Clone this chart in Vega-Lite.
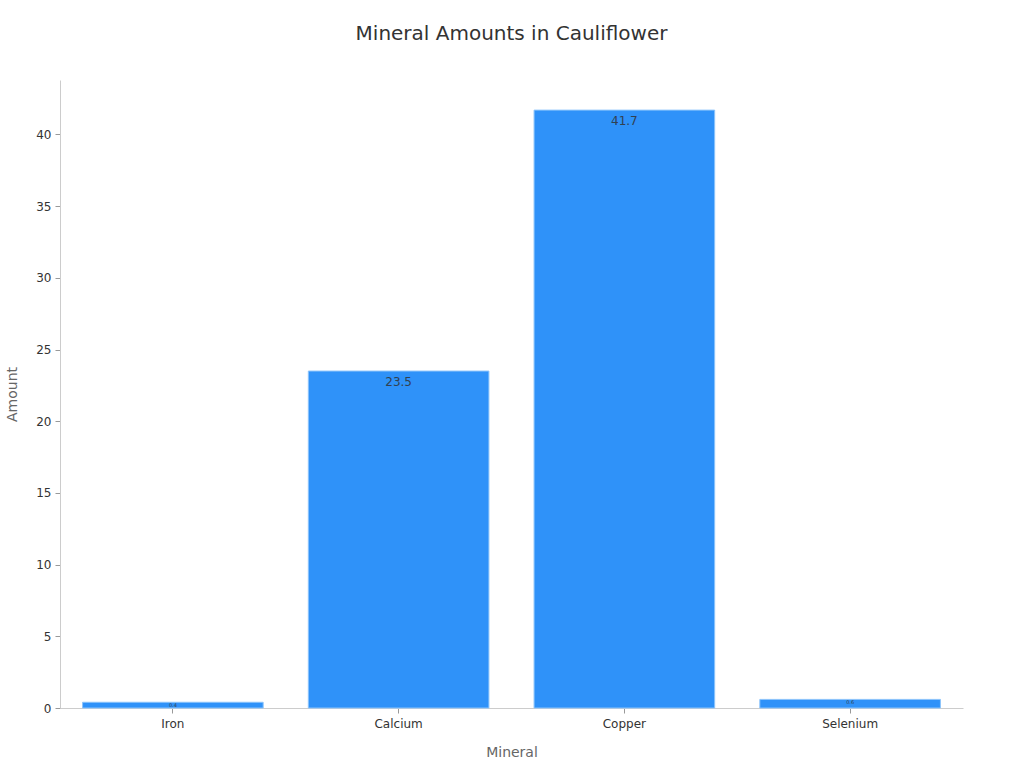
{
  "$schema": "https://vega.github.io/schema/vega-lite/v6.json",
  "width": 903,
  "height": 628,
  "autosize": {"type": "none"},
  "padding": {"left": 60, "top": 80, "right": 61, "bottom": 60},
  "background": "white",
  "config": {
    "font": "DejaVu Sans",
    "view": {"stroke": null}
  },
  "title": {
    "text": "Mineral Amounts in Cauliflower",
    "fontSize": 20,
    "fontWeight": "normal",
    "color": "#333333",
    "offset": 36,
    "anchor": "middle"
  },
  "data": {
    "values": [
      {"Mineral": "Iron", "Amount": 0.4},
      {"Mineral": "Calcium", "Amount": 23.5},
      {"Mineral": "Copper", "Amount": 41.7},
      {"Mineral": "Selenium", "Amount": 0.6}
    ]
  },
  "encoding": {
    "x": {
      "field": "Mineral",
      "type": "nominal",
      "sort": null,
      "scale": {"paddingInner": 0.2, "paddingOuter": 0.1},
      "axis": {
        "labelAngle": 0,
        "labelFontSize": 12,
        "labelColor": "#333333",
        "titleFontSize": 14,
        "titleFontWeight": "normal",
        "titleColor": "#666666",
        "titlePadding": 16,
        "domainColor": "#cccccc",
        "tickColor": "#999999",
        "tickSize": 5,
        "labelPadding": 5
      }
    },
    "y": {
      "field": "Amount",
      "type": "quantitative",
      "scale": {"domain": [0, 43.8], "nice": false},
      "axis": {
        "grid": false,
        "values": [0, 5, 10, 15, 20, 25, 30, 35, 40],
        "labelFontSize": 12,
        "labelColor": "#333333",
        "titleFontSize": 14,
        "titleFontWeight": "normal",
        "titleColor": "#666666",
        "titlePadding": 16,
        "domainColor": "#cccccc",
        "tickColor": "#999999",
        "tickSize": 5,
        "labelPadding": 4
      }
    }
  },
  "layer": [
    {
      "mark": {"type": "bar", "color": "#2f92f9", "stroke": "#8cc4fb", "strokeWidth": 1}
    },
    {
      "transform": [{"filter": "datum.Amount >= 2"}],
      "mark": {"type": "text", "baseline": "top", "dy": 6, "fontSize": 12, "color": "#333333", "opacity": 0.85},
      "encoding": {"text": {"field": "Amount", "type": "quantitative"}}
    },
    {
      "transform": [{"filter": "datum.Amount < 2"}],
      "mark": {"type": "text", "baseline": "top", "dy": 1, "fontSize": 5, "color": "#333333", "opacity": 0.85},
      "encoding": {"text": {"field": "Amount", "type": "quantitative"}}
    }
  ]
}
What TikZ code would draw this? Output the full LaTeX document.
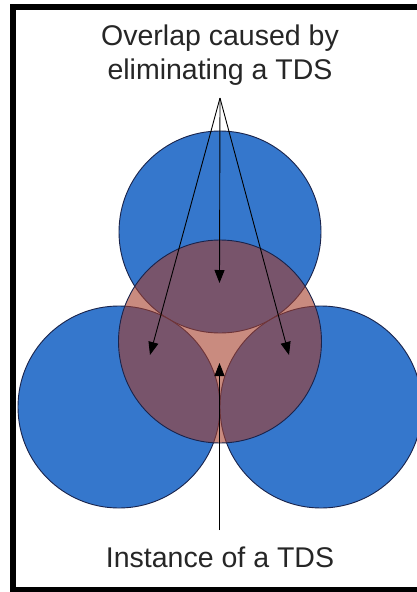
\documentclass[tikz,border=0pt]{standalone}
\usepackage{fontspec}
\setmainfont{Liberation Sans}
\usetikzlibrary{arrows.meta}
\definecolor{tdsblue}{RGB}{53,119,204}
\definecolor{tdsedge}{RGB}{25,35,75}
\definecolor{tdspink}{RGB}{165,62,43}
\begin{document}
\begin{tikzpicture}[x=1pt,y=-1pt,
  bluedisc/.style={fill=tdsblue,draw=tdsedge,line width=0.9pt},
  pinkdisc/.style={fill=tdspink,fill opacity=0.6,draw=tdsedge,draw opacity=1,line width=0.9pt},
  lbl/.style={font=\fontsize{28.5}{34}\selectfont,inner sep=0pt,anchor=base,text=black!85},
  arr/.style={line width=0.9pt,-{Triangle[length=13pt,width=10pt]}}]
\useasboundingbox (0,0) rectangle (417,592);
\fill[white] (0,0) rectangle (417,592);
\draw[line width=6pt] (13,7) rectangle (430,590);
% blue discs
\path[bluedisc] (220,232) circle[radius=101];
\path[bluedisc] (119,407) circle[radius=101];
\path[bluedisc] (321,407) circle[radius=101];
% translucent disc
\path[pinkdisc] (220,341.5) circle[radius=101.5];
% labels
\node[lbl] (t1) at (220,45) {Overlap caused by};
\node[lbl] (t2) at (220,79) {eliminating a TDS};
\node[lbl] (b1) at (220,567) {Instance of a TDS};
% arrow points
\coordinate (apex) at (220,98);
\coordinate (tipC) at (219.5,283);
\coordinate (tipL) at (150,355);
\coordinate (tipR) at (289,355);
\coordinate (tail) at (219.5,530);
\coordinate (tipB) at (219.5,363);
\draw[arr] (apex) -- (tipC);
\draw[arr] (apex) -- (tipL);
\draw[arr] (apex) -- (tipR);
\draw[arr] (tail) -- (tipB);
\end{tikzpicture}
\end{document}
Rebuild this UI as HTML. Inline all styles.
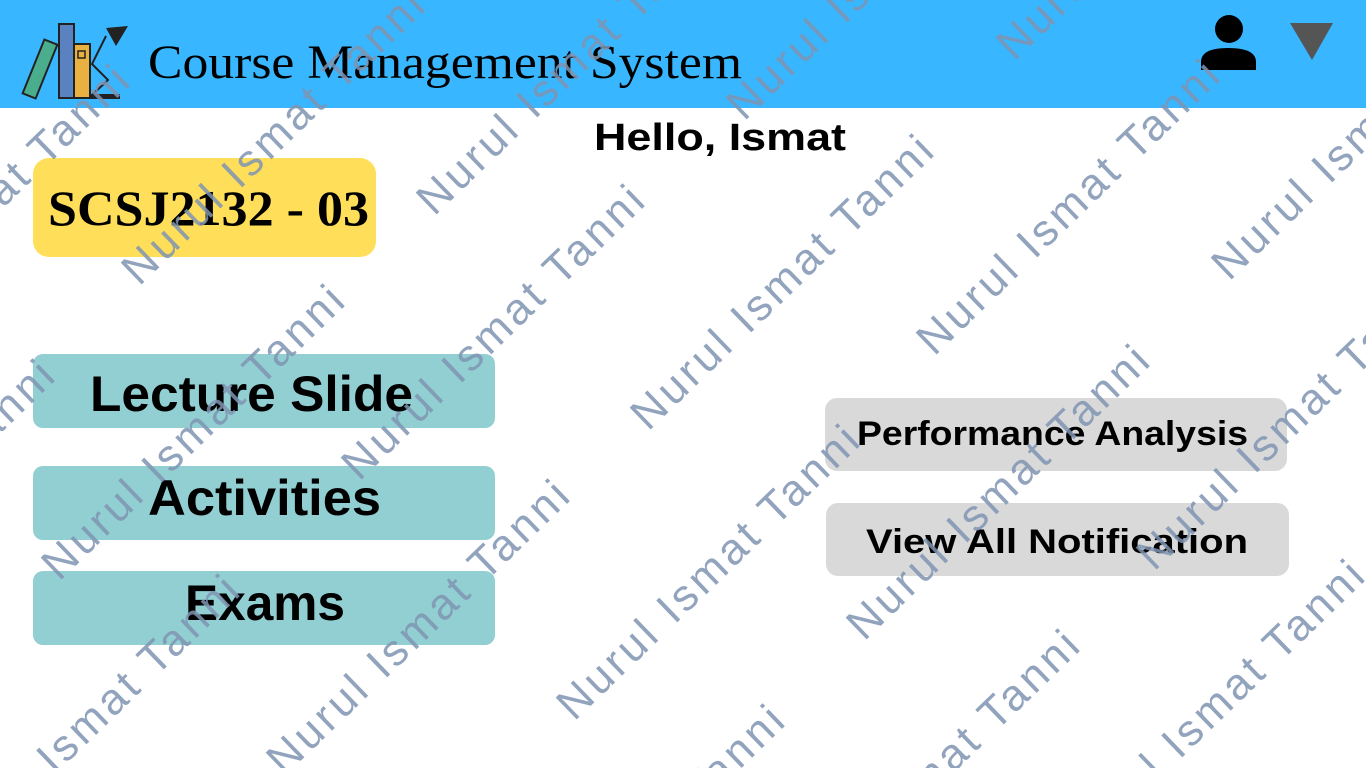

WHAT THE TASK ASKS: Write the entries above out again exactly, but not the pictures.

OUTPUT OF THE TASK:
Clone this chart in Vega-Lite.
{
  "$schema": "https://vega.github.io/schema/vega-lite/v6.json",
  "width": 903,
  "height": 628,
  "autosize": {"type": "none"},
  "padding": {"left": 60, "top": 80, "right": 61, "bottom": 60},
  "background": "white",
  "config": {
    "font": "DejaVu Sans",
    "view": {"stroke": null}
  },
  "title": {
    "text": "Mineral Amounts in Cauliflower",
    "fontSize": 20,
    "fontWeight": "normal",
    "color": "#333333",
    "offset": 36,
    "anchor": "middle"
  },
  "data": {
    "values": [
      {"Mineral": "Iron", "Amount": 0.4},
      {"Mineral": "Calcium", "Amount": 23.5},
      {"Mineral": "Copper", "Amount": 41.7},
      {"Mineral": "Selenium", "Amount": 0.6}
    ]
  },
  "encoding": {
    "x": {
      "field": "Mineral",
      "type": "nominal",
      "sort": null,
      "scale": {"paddingInner": 0.2, "paddingOuter": 0.1},
      "axis": {
        "labelAngle": 0,
        "labelFontSize": 12,
        "labelColor": "#333333",
        "titleFontSize": 14,
        "titleFontWeight": "normal",
        "titleColor": "#666666",
        "titlePadding": 16,
        "domainColor": "#cccccc",
        "tickColor": "#999999",
        "tickSize": 5,
        "labelPadding": 5
      }
    },
    "y": {
      "field": "Amount",
      "type": "quantitative",
      "scale": {"domain": [0, 43.8], "nice": false},
      "axis": {
        "grid": false,
        "values": [0, 5, 10, 15, 20, 25, 30, 35, 40],
        "labelFontSize": 12,
        "labelColor": "#333333",
        "titleFontSize": 14,
        "titleFontWeight": "normal",
        "titleColor": "#666666",
        "titlePadding": 16,
        "domainColor": "#cccccc",
        "tickColor": "#999999",
        "tickSize": 5,
        "labelPadding": 4
      }
    }
  },
  "layer": [
    {
      "mark": {"type": "bar", "color": "#2f92f9", "stroke": "#8cc4fb", "strokeWidth": 1}
    },
    {
      "transform": [{"filter": "datum.Amount >= 2"}],
      "mark": {"type": "text", "baseline": "top", "dy": 6, "fontSize": 12, "color": "#333333", "opacity": 0.85},
      "encoding": {"text": {"field": "Amount", "type": "quantitative"}}
    },
    {
      "transform": [{"filter": "datum.Amount < 2"}],
      "mark": {"type": "text", "baseline": "top", "dy": 1, "fontSize": 5, "color": "#333333", "opacity": 0.85},
      "encoding": {"text": {"field": "Amount", "type": "quantitative"}}
    }
  ]
}
What TikZ code would draw this? Output the full LaTeX document.
\documentclass[tikz,border=0pt]{standalone}
\usepackage{fontspec}
\setmainfont{Liberation Sans}
\usetikzlibrary{arrows.meta}
\definecolor{tdsblue}{RGB}{53,119,204}
\definecolor{tdsedge}{RGB}{25,35,75}
\definecolor{tdspink}{RGB}{165,62,43}
\begin{document}
\begin{tikzpicture}[x=1pt,y=-1pt,
  bluedisc/.style={fill=tdsblue,draw=tdsedge,line width=0.9pt},
  pinkdisc/.style={fill=tdspink,fill opacity=0.6,draw=tdsedge,draw opacity=1,line width=0.9pt},
  lbl/.style={font=\fontsize{28.5}{34}\selectfont,inner sep=0pt,anchor=base,text=black!85},
  arr/.style={line width=0.9pt,-{Triangle[length=13pt,width=10pt]}}]
\useasboundingbox (0,0) rectangle (417,592);
\fill[white] (0,0) rectangle (417,592);
\draw[line width=6pt] (13,7) rectangle (430,590);
% blue discs
\path[bluedisc] (220,232) circle[radius=101];
\path[bluedisc] (119,407) circle[radius=101];
\path[bluedisc] (321,407) circle[radius=101];
% translucent disc
\path[pinkdisc] (220,341.5) circle[radius=101.5];
% labels
\node[lbl] (t1) at (220,45) {Overlap caused by};
\node[lbl] (t2) at (220,79) {eliminating a TDS};
\node[lbl] (b1) at (220,567) {Instance of a TDS};
% arrow points
\coordinate (apex) at (220,98);
\coordinate (tipC) at (219.5,283);
\coordinate (tipL) at (150,355);
\coordinate (tipR) at (289,355);
\coordinate (tail) at (219.5,530);
\coordinate (tipB) at (219.5,363);
\draw[arr] (apex) -- (tipC);
\draw[arr] (apex) -- (tipL);
\draw[arr] (apex) -- (tipR);
\draw[arr] (tail) -- (tipB);
\end{tikzpicture}
\end{document}
Rebuild this UI as HTML. Inline all styles.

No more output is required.